PROVIDED MATERIAL ->
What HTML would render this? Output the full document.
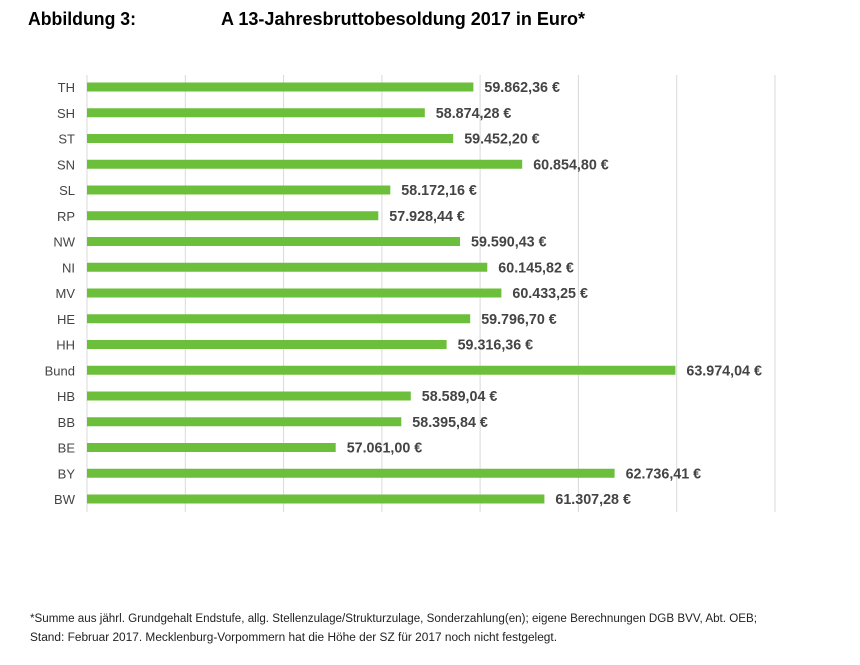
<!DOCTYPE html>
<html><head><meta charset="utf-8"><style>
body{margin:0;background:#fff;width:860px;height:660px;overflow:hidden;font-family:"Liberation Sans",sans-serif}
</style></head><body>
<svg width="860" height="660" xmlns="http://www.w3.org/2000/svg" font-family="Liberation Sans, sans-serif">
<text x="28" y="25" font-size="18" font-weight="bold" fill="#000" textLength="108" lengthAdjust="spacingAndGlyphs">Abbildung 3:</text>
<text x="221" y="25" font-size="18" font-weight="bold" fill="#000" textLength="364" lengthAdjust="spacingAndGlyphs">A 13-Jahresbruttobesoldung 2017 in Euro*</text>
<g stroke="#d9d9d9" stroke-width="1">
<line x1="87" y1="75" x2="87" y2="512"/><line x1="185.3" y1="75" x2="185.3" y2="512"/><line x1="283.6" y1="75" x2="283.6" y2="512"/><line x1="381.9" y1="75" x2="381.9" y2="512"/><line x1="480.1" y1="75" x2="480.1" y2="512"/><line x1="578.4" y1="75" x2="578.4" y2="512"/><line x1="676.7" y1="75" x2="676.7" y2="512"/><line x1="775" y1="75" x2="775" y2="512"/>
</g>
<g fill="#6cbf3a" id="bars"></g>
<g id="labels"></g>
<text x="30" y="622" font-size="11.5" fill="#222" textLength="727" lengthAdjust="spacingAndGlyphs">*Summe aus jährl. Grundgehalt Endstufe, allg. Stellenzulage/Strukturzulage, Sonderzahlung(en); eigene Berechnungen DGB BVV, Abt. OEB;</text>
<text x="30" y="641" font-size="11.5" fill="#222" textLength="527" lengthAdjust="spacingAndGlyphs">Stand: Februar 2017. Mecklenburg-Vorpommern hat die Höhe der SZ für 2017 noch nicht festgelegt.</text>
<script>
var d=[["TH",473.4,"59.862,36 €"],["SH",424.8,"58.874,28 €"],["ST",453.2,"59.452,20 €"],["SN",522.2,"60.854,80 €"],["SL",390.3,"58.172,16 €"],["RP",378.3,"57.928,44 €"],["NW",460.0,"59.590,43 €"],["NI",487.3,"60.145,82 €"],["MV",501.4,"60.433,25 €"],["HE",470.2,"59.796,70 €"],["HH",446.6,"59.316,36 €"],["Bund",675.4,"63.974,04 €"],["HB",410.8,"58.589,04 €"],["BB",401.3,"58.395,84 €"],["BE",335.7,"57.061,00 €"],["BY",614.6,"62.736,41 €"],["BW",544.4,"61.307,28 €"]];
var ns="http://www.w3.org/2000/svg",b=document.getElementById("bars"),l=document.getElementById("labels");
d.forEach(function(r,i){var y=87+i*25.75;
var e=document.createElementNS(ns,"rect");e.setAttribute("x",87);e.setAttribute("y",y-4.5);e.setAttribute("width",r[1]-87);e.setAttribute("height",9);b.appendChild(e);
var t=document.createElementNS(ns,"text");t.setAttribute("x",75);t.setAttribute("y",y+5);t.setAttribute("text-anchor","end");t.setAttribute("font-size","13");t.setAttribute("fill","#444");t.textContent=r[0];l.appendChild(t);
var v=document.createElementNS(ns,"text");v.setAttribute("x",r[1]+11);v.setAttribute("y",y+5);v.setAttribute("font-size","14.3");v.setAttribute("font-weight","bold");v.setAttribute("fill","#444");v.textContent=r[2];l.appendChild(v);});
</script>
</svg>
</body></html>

YOUR INSTRUCTIONS ->
Omitting all images, print the listing exactly.

SOLVED PROBLEM ->
What HTML would render this? Output the full document.
<!DOCTYPE html>
<html><head><meta charset="utf-8"><style>
body{margin:0;background:#fff;width:860px;height:660px;overflow:hidden;font-family:"Liberation Sans",sans-serif}
</style></head><body>
<svg width="860" height="660" xmlns="http://www.w3.org/2000/svg" font-family="Liberation Sans, sans-serif">
<text x="28" y="25" font-size="18" font-weight="bold" fill="#000" textLength="108" lengthAdjust="spacingAndGlyphs">Abbildung 3:</text>
<text x="221" y="25" font-size="18" font-weight="bold" fill="#000" textLength="364" lengthAdjust="spacingAndGlyphs">A 13-Jahresbruttobesoldung 2017 in Euro*</text>
<g stroke="#d9d9d9" stroke-width="1">
<line x1="87" y1="75" x2="87" y2="512"/><line x1="185.3" y1="75" x2="185.3" y2="512"/><line x1="283.6" y1="75" x2="283.6" y2="512"/><line x1="381.9" y1="75" x2="381.9" y2="512"/><line x1="480.1" y1="75" x2="480.1" y2="512"/><line x1="578.4" y1="75" x2="578.4" y2="512"/><line x1="676.7" y1="75" x2="676.7" y2="512"/><line x1="775" y1="75" x2="775" y2="512"/>
</g>
<g fill="#6cbf3a" id="bars"></g>
<g id="labels"></g>
<text x="30" y="622" font-size="11.5" fill="#222" textLength="727" lengthAdjust="spacingAndGlyphs">*Summe aus jährl. Grundgehalt Endstufe, allg. Stellenzulage/Strukturzulage, Sonderzahlung(en); eigene Berechnungen DGB BVV, Abt. OEB;</text>
<text x="30" y="641" font-size="11.5" fill="#222" textLength="527" lengthAdjust="spacingAndGlyphs">Stand: Februar 2017. Mecklenburg-Vorpommern hat die Höhe der SZ für 2017 noch nicht festgelegt.</text>
<script>
var d=[["TH",473.4,"59.862,36 €"],["SH",424.8,"58.874,28 €"],["ST",453.2,"59.452,20 €"],["SN",522.2,"60.854,80 €"],["SL",390.3,"58.172,16 €"],["RP",378.3,"57.928,44 €"],["NW",460.0,"59.590,43 €"],["NI",487.3,"60.145,82 €"],["MV",501.4,"60.433,25 €"],["HE",470.2,"59.796,70 €"],["HH",446.6,"59.316,36 €"],["Bund",675.4,"63.974,04 €"],["HB",410.8,"58.589,04 €"],["BB",401.3,"58.395,84 €"],["BE",335.7,"57.061,00 €"],["BY",614.6,"62.736,41 €"],["BW",544.4,"61.307,28 €"]];
var ns="http://www.w3.org/2000/svg",b=document.getElementById("bars"),l=document.getElementById("labels");
d.forEach(function(r,i){var y=87+i*25.75;
var e=document.createElementNS(ns,"rect");e.setAttribute("x",87);e.setAttribute("y",y-4.5);e.setAttribute("width",r[1]-87);e.setAttribute("height",9);b.appendChild(e);
var t=document.createElementNS(ns,"text");t.setAttribute("x",75);t.setAttribute("y",y+5);t.setAttribute("text-anchor","end");t.setAttribute("font-size","13");t.setAttribute("fill","#444");t.textContent=r[0];l.appendChild(t);
var v=document.createElementNS(ns,"text");v.setAttribute("x",r[1]+11);v.setAttribute("y",y+5);v.setAttribute("font-size","14.3");v.setAttribute("font-weight","bold");v.setAttribute("fill","#444");v.textContent=r[2];l.appendChild(v);});
</script>
</svg>
</body></html>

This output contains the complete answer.